Devenue standard dans près de 6 milliards d'appareils à travers le monde - des caméras vidéo aux smartphones en passant par les PC - la SBR est utilisée dans les lecteurs de musique les plus populaires (notamment iTunes d'Apple), pour les services de radio satellite (dont la Radio digitale mondiale) et pour la compression audio de la télévision numérique dans de nombreux pays.
Après le rachat de Coding Technologies, Lars Liljeryd a continué de travailler pour Dolby Laboratories en tant que conseiller technique principal avant de « prendre sa retraite » en 2016. Désormais, en plus de se consacrer à ses multiples hobbies, il continue de soutenir la start-up de technologie médicale qu'il a fondée en 2000, Diabetes Tools AB. « J'espère obtenir des résultats avec d'anciennes et de nouvelles inventions destinées à améliorer les traitements et la santé des personnes atteintes de diabète », explique-t-il.
Lars Liljeryd est l'inventeur ou le co-inventeur de neuf familles de brevets différentes, déposés dans plusieurs pays.

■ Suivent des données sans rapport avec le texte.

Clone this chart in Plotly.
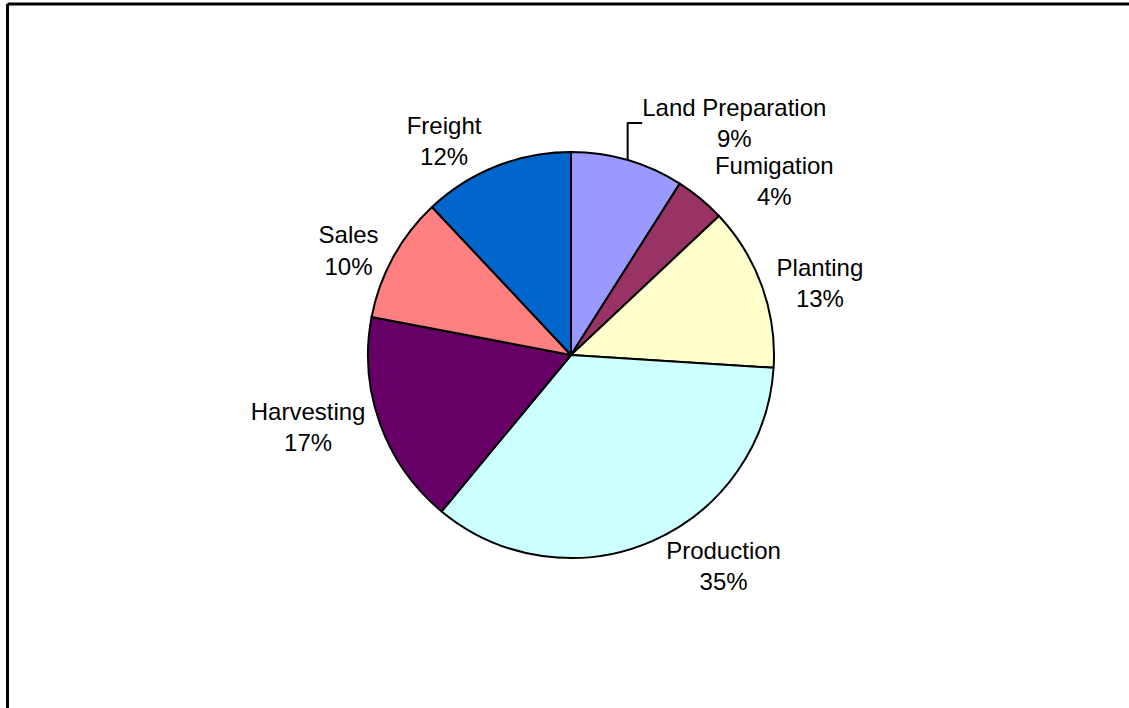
import plotly.graph_objects as go

W, H = 1129, 708

categories = ["Land Preparation", "Fumigation", "Planting", "Production",
              "Harvesting", "Sales", "Freight"]
values = [9, 4, 13, 35, 17, 10, 12]
colors = ["#9999FF", "#993366", "#FFFFCC", "#CCFFFF", "#660066", "#FF8080", "#0066CC"]

cx, cy, R = 571, 355, 203

fig = go.Figure(go.Pie(
    labels=categories,
    values=values,
    sort=False,
    direction="clockwise",
    rotation=0,
    marker=dict(colors=colors, line=dict(color="black", width=2)),
    texttemplate="%{label}<br>%{percent:.0%}",
    textposition="outside",
    textfont=dict(family="Liberation Sans, Arial, sans-serif", size=24, color="black"),
    showlegend=False,
    hoverinfo="label+percent",
    domain=dict(x=[(cx - R) / W, (cx + R) / W], y=[1 - (cy + R) / H, 1 - (cy - R) / H]),
))

fig.update_layout(
    width=W, height=H,
    margin=dict(l=0, r=0, t=0, b=0),
    paper_bgcolor="white",
    plot_bgcolor="white",
    shapes=[
        dict(type="line", xref="paper", yref="paper", x0=7.5 / W, x1=1.01, y0=1 - 4 / H, y1=1 - 4 / H,
             line=dict(color="black", width=3)),
        dict(type="line", xref="paper", yref="paper", x0=7.5 / W, x1=7.5 / W, y0=1 - 4 / H, y1=-0.01,
             line=dict(color="black", width=3)),
    ],
)

fig.write_html("out.html")
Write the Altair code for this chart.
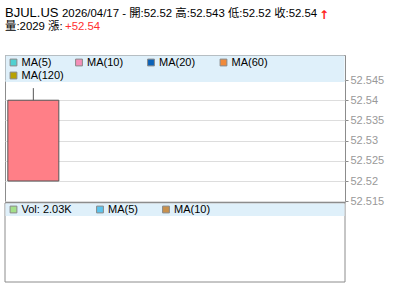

Pour avoir développé la SBR, il a reçu le Grand prix de la technologie de l'Académie royale suédoise des sciences en 2006 (avec Kristofer Kjörling, Per Ekstrand et Fredrik Henn), le Prix produit grand public IEEE Masaru Ibuka en 2013 (conjointement avec Martin Dietz et Kristofer Kjörling) et a été désigné l'un des huit penseurs les plus influents de Suède par deux journaux suédois en 2005 (Ny Teknik et Dagens Industri).
Ressources additionnelles
- Vidéos et visuels
- En savoir plus sur l’inventeur
- Accéder au brevet : EP0940015
Un domaine riche en innovations européennes
Au fil des ans, les inventeurs européens spécialistes d'encodage audio et vidéo ont engrangé une moisson de récompenses au Prix de l'inventeur européen. Lars Liljeryd rejoint ainsi les rangs de Karlheinz Brandenburg (2006, finaliste de la catégorie Œuvre d'une vie), considéré par beaucoup comme le père de la compression audio numérique et l'un des chefs-de-file de l'Institut Fraunhofer qui a créé le MP3. Ou encore Leonardo Chiariglione (2008, finaliste de la catégorie Œuvre d'une vie) qui, avec Karlheinz Brandenburg, a mis en place le codec MPEG et fait avancer les standards vidéo ayant mené à la HDTV. Dans un domaine similaire, le travail de Kornelis A. Schouhamer Immink (2015, finaliste de la catégorie Œuvre d'une vie) a été déterminant pour le développement de l'EFM, une technique d'encodage utilisée pour les CD, les DVD et les minidiscs (MD).